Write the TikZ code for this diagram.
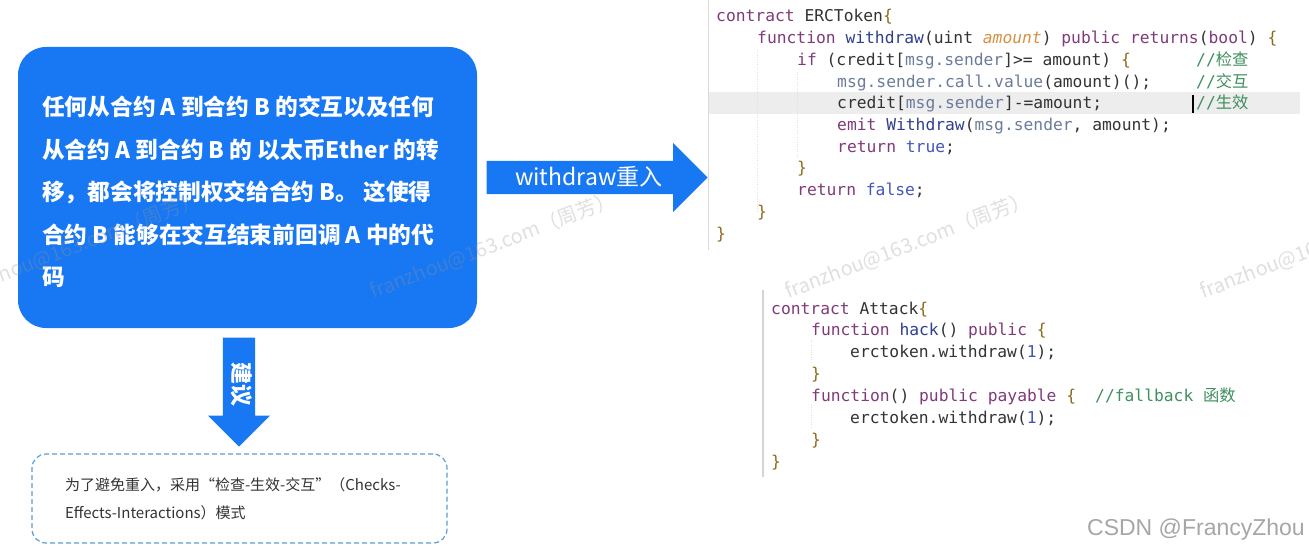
\documentclass[tikz,border=0pt]{standalone}
\usepackage{fontspec}
\usepackage{tikz}
\usetikzlibrary{shapes.arrows,positioning}
\newfontfamily\cjk{Noto Sans CJK SC}
\newfontfamily\codefont{DejaVu Sans Mono}
\newfontfamily\markfont{Liberation Sans}
\definecolor{boxblue}{HTML}{1877F2}
\definecolor{dashblue}{HTML}{5B9BD8}
\definecolor{kwcol}{HTML}{7F3A7A}
\definecolor{fncol}{HTML}{2E3F8C}
\definecolor{vrcol}{HTML}{6B7B9B}
\definecolor{pacol}{HTML}{D4913F}
\definecolor{licol}{HTML}{4455B5}
\definecolor{brcol}{HTML}{8B6A1E}
\definecolor{cmcol}{HTML}{3F8F5F}
\definecolor{plcol}{HTML}{333333}
\newcommand{\ckw}[1]{\textcolor{kwcol}{#1}}
\newcommand{\cfn}[1]{\textcolor{fncol}{#1}}
\newcommand{\cvr}[1]{\textcolor{vrcol}{#1}}
\newcommand{\cpa}[1]{\textcolor{pacol}{\itshape #1}}
\newcommand{\cli}[1]{\textcolor{licol}{#1}}
\newcommand{\cbr}[1]{\textcolor{brcol}{#1}}

\begin{document}
\begin{tikzpicture}[x=1pt,y=-1pt,
  descbox/.style={fill=boxblue,rounded corners=28pt,minimum width=459,minimum height=281,inner sep=0},
  desctext/.style={text=white,font=\cjk\bfseries\fontsize{22.7}{42.5}\selectfont,align=left,inner sep=0},
  blockarrow/.style={single arrow,fill=boxblue,single arrow tip angle=90,text=white,
    text height=18pt,text depth=3pt,inner xsep=4pt,font=\cjk\fontsize{23}{26}\selectfont},
  advicebox/.style={draw=dashblue,dash pattern=on 5pt off 3pt,line width=1.2pt,rounded corners=14pt,
    minimum width=415,minimum height=89,text width=349,inner xsep=33,align=left,
    text=black!80,font=\cjk\fontsize{15}{28}\selectfont},
  code/.style={anchor=base west,inner sep=0,text=plcol,font=\codefont\fontsize{16.3}{20}\selectfont},
  comment/.style={code,text=cmcol},
  wmark/.style={anchor=base west,inner sep=0,rotate=21,text=black!41,text opacity=0.3,
    font=\cjk\fontsize{20}{22}\selectfont}]
  \useasboundingbox (0,0) rectangle (1309,551);

  % Description box on the left.
  \node[descbox] (desc) at (247.5,187.5) {};
  \node[desctext,anchor=north west] (desctxt) at (42,96)
    {任何从合约 A 到合约 B 的交互以及任何\\从合约 A 到合约 B 的 以太币Ether 的转\\移，都会将控制权交给合约 B。 这使得\\合约 B 能够在交互结束前回调 A 中的代\\码};

  % Block arrows.
  \node[blockarrow,anchor=tip,minimum height=221,minimum width=69,
    single arrow head extend=18pt,inner ysep=6pt] (reenter) at (708,177.5) {withdraw重入};
  \node[blockarrow,rotate=-90,anchor=tip,minimum height=109,minimum width=62,
    single arrow head extend=15pt,inner ysep=5.5pt,text height=16pt,text depth=5pt,
    font=\cjk\bfseries\fontsize{22}{24}\selectfont]
    (advice) at (239,447) {建议};

  % Advice box.
  \node[advicebox] (rule) at (239.5,498.5)
    {为了避免重入，采用“检查-生效-交互”（Checks-\\Effects-Interactions）模式};

  % Editor decorations: current line, cursor, margins, indent guides.
  \fill[black!7] (709,92) rectangle (1300,114);
  \draw[black,line width=1.4pt] (1193,95) -- (1193,113);
  \draw[black!15,line width=1.2pt] (708.5,0) -- (708.5,250);
  \draw[black!17,line width=2.2pt] (763,290) -- (763,477);
  \draw[black!12,dotted] (757,50) -- (757,212);
  \draw[black!12,dotted] (797,72) -- (797,157);
  \draw[black!12,dotted] (811,340) -- (811,363);
  \draw[black!12,dotted] (811,405) -- (811,428);

  % Contract ERCToken.
  \node[code] (erc1) at (716,22) {\ckw{contract} ERCToken\cbr{\{}};
  \node[code] (erc2) at (757,43.7) {\ckw{function} \cfn{withdraw}(uint \cpa{amount}) \ckw{public} \ckw{returns}(\ckw{bool}) \cbr{\{}};
  \node[code] (erc3) at (797,65.4) {\ckw{if} (credit[\cvr{msg.sender}]>= amount) \cbr{\{}};
  \node[code] (erc4) at (837,87.1) {\cvr{msg.sender.call.value}(amount)();};
  \node[code] (erc5) at (837,108.8) {credit[\cvr{msg.sender}]-=amount;};
  \node[code] (erc6) at (837,130.5) {\ckw{emit} \cfn{Withdraw}(\cvr{msg.sender}, amount);};
  \node[code] (erc7) at (837,152.2) {\ckw{return} \cli{true};};
  \node[code] (erc8) at (797,173.9) {\cbr{\}}};
  \node[code] (erc9) at (797,195.6) {\ckw{return} \cli{false};};
  \node[code] (erc10) at (757,217.3) {\cbr{\}}};
  \node[code] (erc11) at (716,239) {\cbr{\}}};
  \node[comment] (note3) at (1196,65.4) {//{\cjk 检查}};
  \node[comment] (note4) at (1196,87.1) {//{\cjk 交互}};
  \node[comment] (note5) at (1196,108.8) {//{\cjk 生效}};

  % Contract Attack.
  \node[code] (atk1) at (771,314) {\ckw{contract} Attack\cbr{\{}};
  \node[code] (atk2) at (811,335.9) {\ckw{function} \cfn{hack}() \ckw{public} \cbr{\{}};
  \node[code] (atk3) at (850,357.8) {erctoken.withdraw(\cli{1});};
  \node[code] (atk4) at (811,379.7) {\cbr{\}}};
  \node[code] (atk5) at (811,401.6) {\ckw{function}() \ckw{public} \ckw{payable} \cbr{\{}};
  \node[code] (atk6) at (850,423.5) {erctoken.withdraw(\cli{1});};
  \node[code] (atk7) at (811,445.4) {\cbr{\}}};
  \node[code] (atk8) at (771,467.3) {\cbr{\}}};
  \node[comment] (note6) at (1095,401.6) {//fallback {\cjk 函数}};

  % Watermarks.
  \foreach \wx [count=\i] in {-42,373,788,1203}
    \node[wmark] (wm\i) at (\wx,299) {franzhou@163.com（周芳）};
  \node[anchor=base east,inner sep=0,text=black!35,font=\markfont\fontsize{23}{25}\selectfont]
    (csdn) at (1305,535) {CSDN @FrancyZhou};
\end{tikzpicture}
\end{document}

-*-

(EXERCISE REQUIREMENTS) Transcribe the full listing above exactly as it stands, minus the pictures.

(COMPLETE OUTPUT)
Write the TikZ code for this diagram.
\documentclass[tikz,border=0pt]{standalone}
\usepackage{fontspec}
\usepackage{tikz}
\usetikzlibrary{shapes.arrows,positioning}
\newfontfamily\cjk{Noto Sans CJK SC}
\newfontfamily\codefont{DejaVu Sans Mono}
\newfontfamily\markfont{Liberation Sans}
\definecolor{boxblue}{HTML}{1877F2}
\definecolor{dashblue}{HTML}{5B9BD8}
\definecolor{kwcol}{HTML}{7F3A7A}
\definecolor{fncol}{HTML}{2E3F8C}
\definecolor{vrcol}{HTML}{6B7B9B}
\definecolor{pacol}{HTML}{D4913F}
\definecolor{licol}{HTML}{4455B5}
\definecolor{brcol}{HTML}{8B6A1E}
\definecolor{cmcol}{HTML}{3F8F5F}
\definecolor{plcol}{HTML}{333333}
\newcommand{\ckw}[1]{\textcolor{kwcol}{#1}}
\newcommand{\cfn}[1]{\textcolor{fncol}{#1}}
\newcommand{\cvr}[1]{\textcolor{vrcol}{#1}}
\newcommand{\cpa}[1]{\textcolor{pacol}{\itshape #1}}
\newcommand{\cli}[1]{\textcolor{licol}{#1}}
\newcommand{\cbr}[1]{\textcolor{brcol}{#1}}

\begin{document}
\begin{tikzpicture}[x=1pt,y=-1pt,
  descbox/.style={fill=boxblue,rounded corners=28pt,minimum width=459,minimum height=281,inner sep=0},
  desctext/.style={text=white,font=\cjk\bfseries\fontsize{22.7}{42.5}\selectfont,align=left,inner sep=0},
  blockarrow/.style={single arrow,fill=boxblue,single arrow tip angle=90,text=white,
    text height=18pt,text depth=3pt,inner xsep=4pt,font=\cjk\fontsize{23}{26}\selectfont},
  advicebox/.style={draw=dashblue,dash pattern=on 5pt off 3pt,line width=1.2pt,rounded corners=14pt,
    minimum width=415,minimum height=89,text width=349,inner xsep=33,align=left,
    text=black!80,font=\cjk\fontsize{15}{28}\selectfont},
  code/.style={anchor=base west,inner sep=0,text=plcol,font=\codefont\fontsize{16.3}{20}\selectfont},
  comment/.style={code,text=cmcol},
  wmark/.style={anchor=base west,inner sep=0,rotate=21,text=black!41,text opacity=0.3,
    font=\cjk\fontsize{20}{22}\selectfont}]
  \useasboundingbox (0,0) rectangle (1309,551);

  % Description box on the left.
  \node[descbox] (desc) at (247.5,187.5) {};
  \node[desctext,anchor=north west] (desctxt) at (42,96)
    {任何从合约 A 到合约 B 的交互以及任何\\从合约 A 到合约 B 的 以太币Ether 的转\\移，都会将控制权交给合约 B。 这使得\\合约 B 能够在交互结束前回调 A 中的代\\码};

  % Block arrows.
  \node[blockarrow,anchor=tip,minimum height=221,minimum width=69,
    single arrow head extend=18pt,inner ysep=6pt] (reenter) at (708,177.5) {withdraw重入};
  \node[blockarrow,rotate=-90,anchor=tip,minimum height=109,minimum width=62,
    single arrow head extend=15pt,inner ysep=5.5pt,text height=16pt,text depth=5pt,
    font=\cjk\bfseries\fontsize{22}{24}\selectfont]
    (advice) at (239,447) {建议};

  % Advice box.
  \node[advicebox] (rule) at (239.5,498.5)
    {为了避免重入，采用“检查-生效-交互”（Checks-\\Effects-Interactions）模式};

  % Editor decorations: current line, cursor, margins, indent guides.
  \fill[black!7] (709,92) rectangle (1300,114);
  \draw[black,line width=1.4pt] (1193,95) -- (1193,113);
  \draw[black!15,line width=1.2pt] (708.5,0) -- (708.5,250);
  \draw[black!17,line width=2.2pt] (763,290) -- (763,477);
  \draw[black!12,dotted] (757,50) -- (757,212);
  \draw[black!12,dotted] (797,72) -- (797,157);
  \draw[black!12,dotted] (811,340) -- (811,363);
  \draw[black!12,dotted] (811,405) -- (811,428);

  % Contract ERCToken.
  \node[code] (erc1) at (716,22) {\ckw{contract} ERCToken\cbr{\{}};
  \node[code] (erc2) at (757,43.7) {\ckw{function} \cfn{withdraw}(uint \cpa{amount}) \ckw{public} \ckw{returns}(\ckw{bool}) \cbr{\{}};
  \node[code] (erc3) at (797,65.4) {\ckw{if} (credit[\cvr{msg.sender}]>= amount) \cbr{\{}};
  \node[code] (erc4) at (837,87.1) {\cvr{msg.sender.call.value}(amount)();};
  \node[code] (erc5) at (837,108.8) {credit[\cvr{msg.sender}]-=amount;};
  \node[code] (erc6) at (837,130.5) {\ckw{emit} \cfn{Withdraw}(\cvr{msg.sender}, amount);};
  \node[code] (erc7) at (837,152.2) {\ckw{return} \cli{true};};
  \node[code] (erc8) at (797,173.9) {\cbr{\}}};
  \node[code] (erc9) at (797,195.6) {\ckw{return} \cli{false};};
  \node[code] (erc10) at (757,217.3) {\cbr{\}}};
  \node[code] (erc11) at (716,239) {\cbr{\}}};
  \node[comment] (note3) at (1196,65.4) {//{\cjk 检查}};
  \node[comment] (note4) at (1196,87.1) {//{\cjk 交互}};
  \node[comment] (note5) at (1196,108.8) {//{\cjk 生效}};

  % Contract Attack.
  \node[code] (atk1) at (771,314) {\ckw{contract} Attack\cbr{\{}};
  \node[code] (atk2) at (811,335.9) {\ckw{function} \cfn{hack}() \ckw{public} \cbr{\{}};
  \node[code] (atk3) at (850,357.8) {erctoken.withdraw(\cli{1});};
  \node[code] (atk4) at (811,379.7) {\cbr{\}}};
  \node[code] (atk5) at (811,401.6) {\ckw{function}() \ckw{public} \ckw{payable} \cbr{\{}};
  \node[code] (atk6) at (850,423.5) {erctoken.withdraw(\cli{1});};
  \node[code] (atk7) at (811,445.4) {\cbr{\}}};
  \node[code] (atk8) at (771,467.3) {\cbr{\}}};
  \node[comment] (note6) at (1095,401.6) {//fallback {\cjk 函数}};

  % Watermarks.
  \foreach \wx [count=\i] in {-42,373,788,1203}
    \node[wmark] (wm\i) at (\wx,299) {franzhou@163.com（周芳）};
  \node[anchor=base east,inner sep=0,text=black!35,font=\markfont\fontsize{23}{25}\selectfont]
    (csdn) at (1305,535) {CSDN @FrancyZhou};
\end{tikzpicture}
\end{document}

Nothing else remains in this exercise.